The most obvious source would be Bierce's The Devil's Dictionary
, but my copy has a much more interesting (and much more cyncial) entry for "War":
War n. A by-product of the arts of peace. The most menacing political condition is a period of international amity. The student of history who has not been taught to expect the unexpected may justly boast himself inaccessible to the light. "In time of peace prepare for war" has a deeper meaning than is commonly discerned; it means, not merely that all things earthly have an end -- that change is the one immutable and eternal law -- but that the soil of peace is thickly sown with seeds of war and singularly suited to their germination and growth. It was when Kubla Khan had decreed his "stately pleasure dome" -- when, that is to say, there were peace and fat feasting in Xanadu -- that heheard from far
Ancestral voices prophesying war.
One of the greatest of poets, Coleridge was one of the wisest of men, and it was not for nothing that he read us this parable. Let us have a little less of "hands across the sea," and a little more of the elemental distrust that is the security of nations. War loves to come like a thief in the night; professions of eternal emity provide the night.
Not nearly as pithy as the shorter quote, but perhaps an order of magnitude smarter, a true example of reality-based observation. (And Bierce was writing between 1881 and 1911, well before the "peace" of The Great War turned out to be only a 20 year armstice before World War II.)
Back to the original quote, though -- a deeper Google search brought up the possibility that it originated not with Bierce at all, but with comedian Paul Rodriguez, (see here, here, here and here, for instance), which makes somewhat more sense, since the quote has a very modern feel to it, and seems as if it would work well in a contemporary comedian's routine. Unfortunately, I've also not be able to find any citation for where and when Rodriquez said it, so we're stuck with dueling attributions.
I'm inclined to think that it's not from Bierce, but from Rodriguez. (This person agrees as to Bierce.) I've sent an e-mail to Rodriguez through his website asking for any help he might be able to give.
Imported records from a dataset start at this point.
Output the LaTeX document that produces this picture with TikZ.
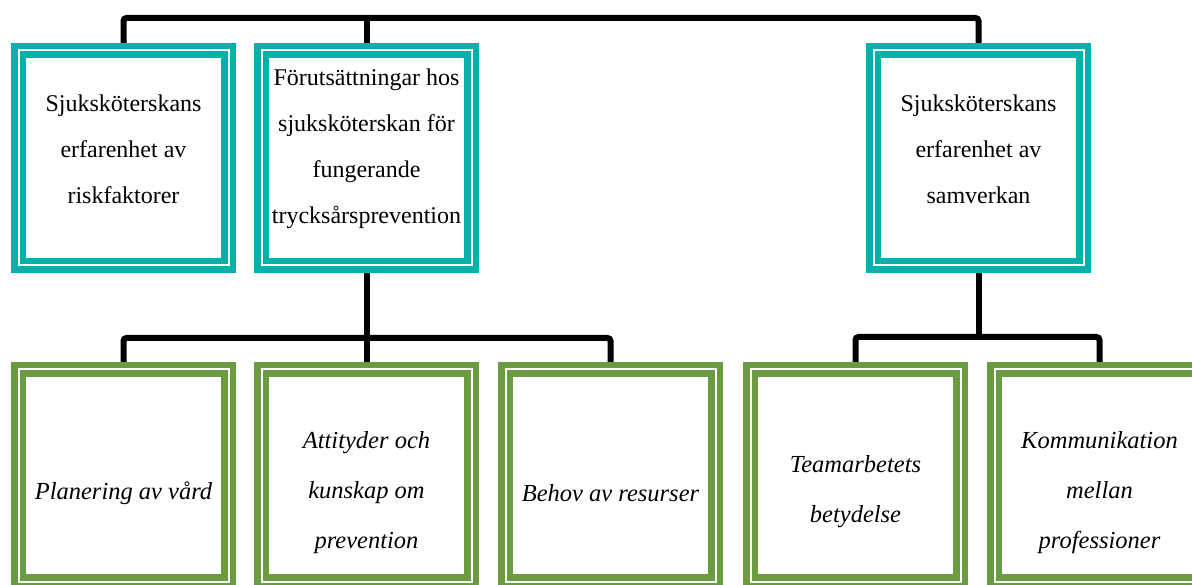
\documentclass[tikz,border=0pt]{standalone}
\usepackage{fontspec}
\setmainfont{Liberation Serif}
\definecolor{tealbox}{RGB}{0,178,170}
\definecolor{greenbox}{RGB}{106,155,62}
\begin{document}
\begin{tikzpicture}[x=1pt,y=-1pt,
  box/.style={draw=#1, double=white, double distance=2pt, line width=6.5pt,
    minimum width=210pt, inner sep=0pt, outer sep=7.5pt},
  topbox/.style={box=tealbox, minimum height=215pt},
  botbox/.style={box=greenbox, minimum height=212pt},
  conn/.style={line width=6pt, black, rounded corners=3pt},
  toptext/.style={font=\fontsize{24}{46}\selectfont, align=center},
  bottext/.style={font=\fontsize{24.5}{50}\selectfont\itshape, align=center}]
\useasboundingbox (0,0) rectangle (1192,585);

% top row boxes
\node[topbox] (t1) at (123.5,158) {};
\node[topbox] (t2) at (366.5,158) {};
\node[topbox] (t3) at (978.5,158) {};
% bottom row boxes
\node[botbox] (b1) at (123.5,475.5) {};
\node[botbox] (b2) at (366.5,475.5) {};
\node[botbox] (b3) at (610.5,475.5) {};
\node[botbox] (b4) at (855.5,475.5) {};
\node[botbox] (b5) at (1099.5,475.5) {};

% texts
\node[toptext] (t1x) at (123.5,149) {Sjuksköterskans\\erfarenhet av\\riskfaktorer};
\node[toptext] (t2x) at (366.5,149) {Förutsättningar hos\\sjuksköterskan för\\fungerande\\trycksårsprevention};
\node[toptext] (t3x) at (978.5,149) {Sjuksköterskans\\erfarenhet av\\samverkan};
\node[bottext] (b1x) at (123.5,493) {Planering av vård};
\node[bottext] (b2x) at (366.5,493) {Attityder och\\kunskap om\\prevention};
\node[bottext] (b3x) at (610.5,493) {Behov av resurser};
\node[bottext] (b4x) at (855.5,492) {Teamarbetets\\betydelse};
\node[bottext] (b5x) at (1099.5,493) {Kommunikation\\mellan\\professioner};

% connectors
\coordinate (topbar) at (500,18);
\draw[conn] (t1.north) |- (topbar) -| (t3.north);
\draw[conn] (t2.north) -- (t2.north |- topbar);
\coordinate (midL) at (366.5,338);
\draw[conn] (t2.south) -- (midL);
\draw[conn] (b1.north) |- (midL) -| (b3.north);
\draw[conn] (b2.north) -- (b2.north |- midL);
\coordinate (midR) at (978.5,337);
\draw[conn] (t3.south) -- (midR);
\draw[conn] (b4.north) |- (midR) -| (b5.north);
\end{tikzpicture}
\end{document}
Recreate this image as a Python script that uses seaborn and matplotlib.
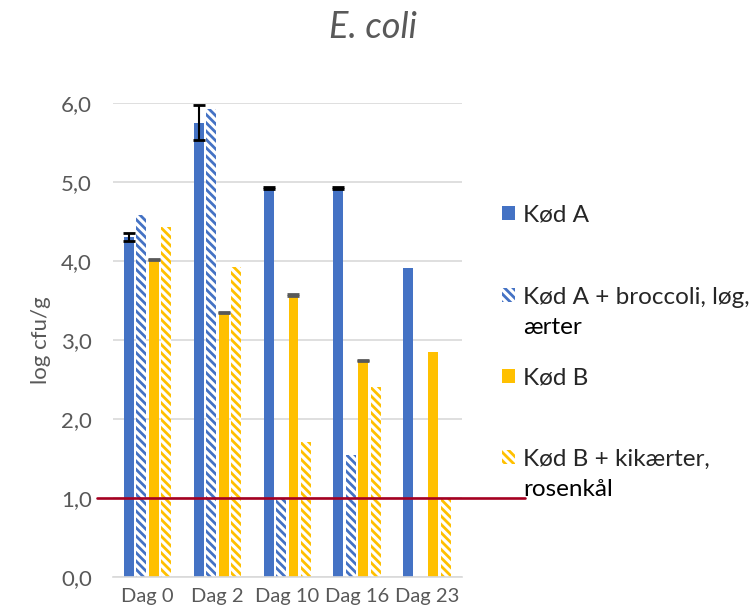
import numpy as np
import pandas as pd
import matplotlib
matplotlib.use("Agg")
import matplotlib.pyplot as plt
import seaborn as sns
from matplotlib.patches import Patch

days = ["Dag 0", "Dag 2", "Dag 10", "Dag 16", "Dag 23"]
series = ["Kød A", "Kød A + broccoli, løg, ærter", "Kød B", "Kød B + kikærter, rosenkål"]
# legend labels wrap the way Excel shows them
label_lines = [["Kød A"], ["Kød A + broccoli, løg,", "ærter"], ["Kød B"],
               ["Kød B + kikærter,", "rosenkål"]]
kod_a = [4.30, 5.75, 4.92, 4.92, 3.91]
kod_a_veg = [4.58, 5.92, 1.00, 1.54, 0.0]
kod_b = [4.02, 3.35, 3.57, 2.74, 2.85]
kod_b_veg = [4.43, 3.92, 1.71, 2.40, 1.00]
err_a = [0.05, 0.22, 0.01, 0.01, 0.0]
err_b = [0.01, 0.01, 0.01, 0.01, 0.0]
limit = 1.0

blue = "#4472C4"
yellow = "#FFC000"
colors = [blue, blue, yellow, yellow]
hatched = [False, True, False, True]
hatch = "\\\\\\\\"

df = pd.DataFrame({
    "day": days * 4,
    "series": np.repeat(series, len(days)),
    "value": kod_a + kod_a_veg + kod_b + kod_b_veg,
})

sns.set_style("white")
plt.rcParams["font.family"] = ["Lato", "DejaVu Sans"]
plt.rcParams["hatch.linewidth"] = 2.0

fig = plt.figure(figsize=(7.51, 6.16), dpi=100)
ax = fig.add_axes([0.150, 0.063, 0.465, 0.770])

sns.barplot(data=df, x="day", y="value", hue="series", hue_order=series,
            palette=colors, width=0.714, gap=0.2, errorbar=None, ax=ax,
            legend=False, saturation=1)

for cont, col, h in zip(ax.containers, colors, hatched):
    for p in cont.patches:
        p.set_linewidth(0)
        if h:
            p.set_facecolor("white")
            p.set_edgecolor(col)
            p.set_hatch(hatch)

# error bars on the plain series
for idx, errs, ecol in [(0, err_a, "black"), (2, err_b, "#595959")]:
    cont = ax.containers[idx]
    for p, e in zip(cont.patches, errs):
        y = p.get_height()
        if y <= 0 or e <= 0:
            continue
        x = p.get_x() + p.get_width() / 2
        ax.errorbar(x, y, yerr=e, fmt="none", ecolor=ecol, elinewidth=1.5,
                    capsize=4.5, capthick=2.0, zorder=5)

ticks = np.arange(0, 6.01, 1.0)
ax.set_ylim(0, 6)
ax.set_xlim(-0.5, 4.5)
ax.set_yticks(ticks)
ax.set_yticklabels([f"{v:.1f}".replace(".", ",") for v in ticks])
ax.yaxis.grid(True, color="#D9D9D9", linewidth=1.2)
ax.set_axisbelow(True)
for s in ["top", "right", "left"]:
    ax.spines[s].set_visible(False)
ax.spines["bottom"].set_color("#D9D9D9")
ax.spines["bottom"].set_linewidth(1.2)
ax.tick_params(axis="y", length=0, labelsize=16, colors="#595959", pad=15)
ax.tick_params(axis="x", length=0, labelsize=14.5, colors="#595959", pad=8)
ax.set_xlabel("")
ax.set_ylabel("log cfu/g", fontsize=16, color="#595959", labelpad=7)

# detection limit
ax.axhline(limit, xmin=-0.046, xmax=1.18, color="#A50021", linewidth=1.9,
           clip_on=False, zorder=6)

fig.text(0.496, 0.955, "E. coli", ha="center", va="center", fontsize=26,
         style="italic", color="#595959")

# legend entries placed one by one (Excel spreads them unevenly)
legend_y = [215, 297, 378, 459]
line_step = 31
text_x = 523 / 751
for lines, col, h, ypix in zip(label_lines, colors, hatched, legend_y):
    if h:
        hd = Patch(facecolor="white", edgecolor=col, hatch=hatch, linewidth=0, label=lines[0])
    else:
        hd = Patch(facecolor=col, linewidth=0, label=lines[0])
    fig.legend(handles=[hd], loc="center left",
               bbox_to_anchor=(502 / 751, 1 - ypix / 616),
               frameon=False, fontsize=17.5, handlelength=0.55,
               handleheight=0.55, handletextpad=0.3, borderpad=0,
               borderaxespad=0)
    for k, extra in enumerate(lines[1:], start=1):
        fig.text(text_x, 1 - (ypix + k * line_step) / 616, extra,
                 ha="left", va="center", fontsize=17.5, color="black")

fig.savefig("out.png", dpi=100)
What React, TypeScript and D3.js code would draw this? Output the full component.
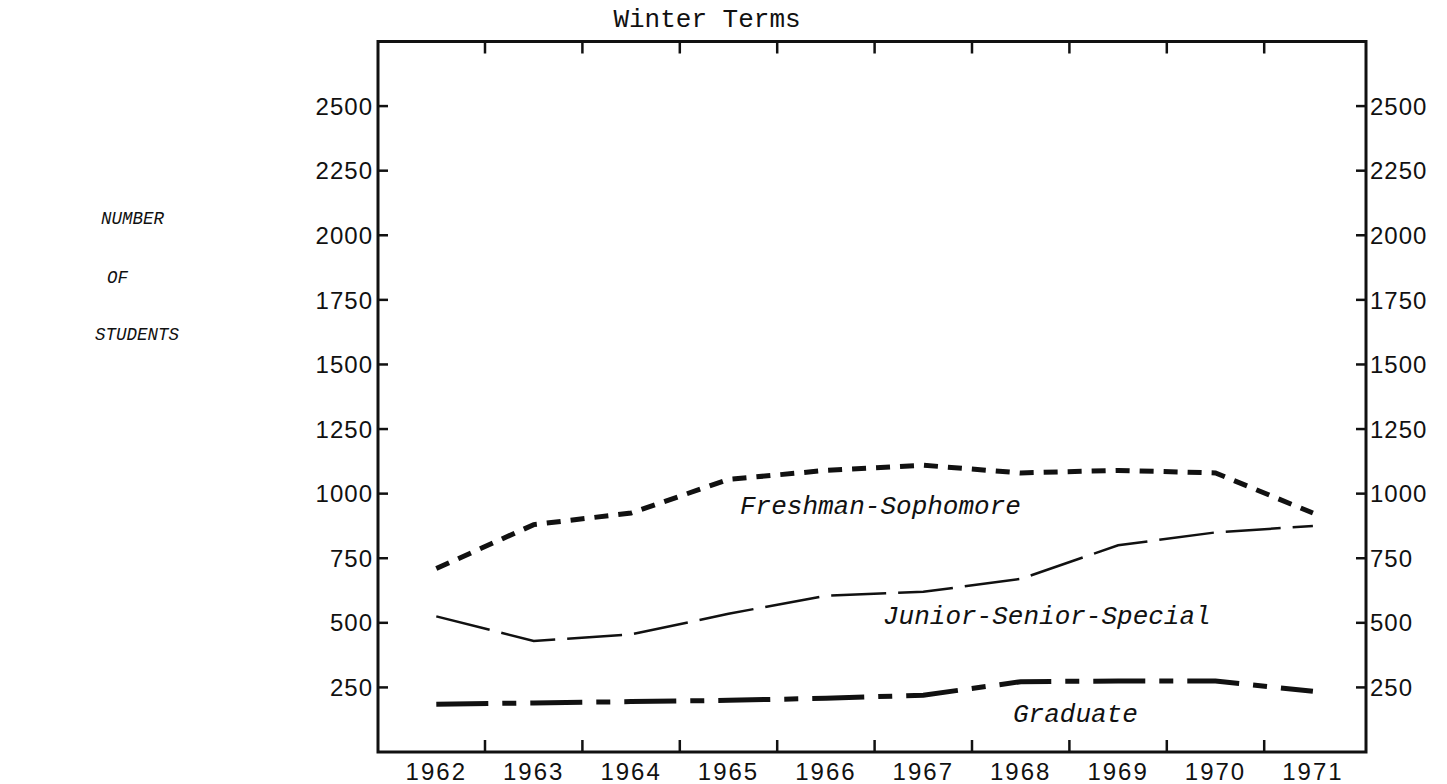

Misattributed quotes are an online plague, going back to the days of Usenet, and probably Arpanet as well. In 1992, in Nice Guys Finish Seventh: False Phrases, Spurious Sayings, and Familiar Misquotations
, Ralph Keyes gave us:
The Rules of Misquotation
- Axiom 1. Any quotation that can be altered will be.
- Corollary 1A: Vivid words hook misquotes in the mind.
- Corollary 1B: Numbers are hard to keep straight.
- Corollary 1C: Small changes can have a big impact (or: what a difference an a makes).
- Corollary 1D: If noted figures don't say what needs to be said, we'll say it for them.
- Corollary 1E: Journalists are a less than dependable source of accurate quotes.
- Corollary 1F: Famous dead people make excellent commentators on current events.
- Axiom 2. Famous quotes need famous mouths.
- Corollary 2A: Well-known messengers get credit for clever comments they report from less celebrated mouths.
- Corollary 2B: Particularly quotable figures receive more than their share of quotable quotes.
- Corollary 2C: Comments made about someone might as well have been said by that person.
- Corollary 2D: Who you think said something may depend on where you live.
- Corollary 2E: Vintage quotes are considered to be in the public domain.
- Corollary 2F: In a pinch, any orphan quote can be called a Chinese proverb.
My own modest addition to this, posted 10 years ago (!) on the Usenet newsgroup alt.quotations, was:
[A]ny quote which sounds vaguely appropriate to do so will sooner or later be attributed to H.L. Mencken, Mark Twain or Albert Einstein.
Other folks contributed Oscar Wilde and George Barnard Shaw to the list, but Ambrose Bierce would be a good addition as well, especially considering his own take on it, from The Devil's Dictionary
:
Quotation, n. The act of repeating erroneously the words of another. The words erroneously repeated.
As Twain once said (or was it Shaw? Or Cidermills?)
It doesn't matter who the author is, if the quote is good enough.
Correction: For some reason I got the name of the proprietor of the weblog that started all this, What is The War?, wrong -- it's Matthew Duss not "Paul Duss." My apologies for this inadvertant error. I've correct the text above.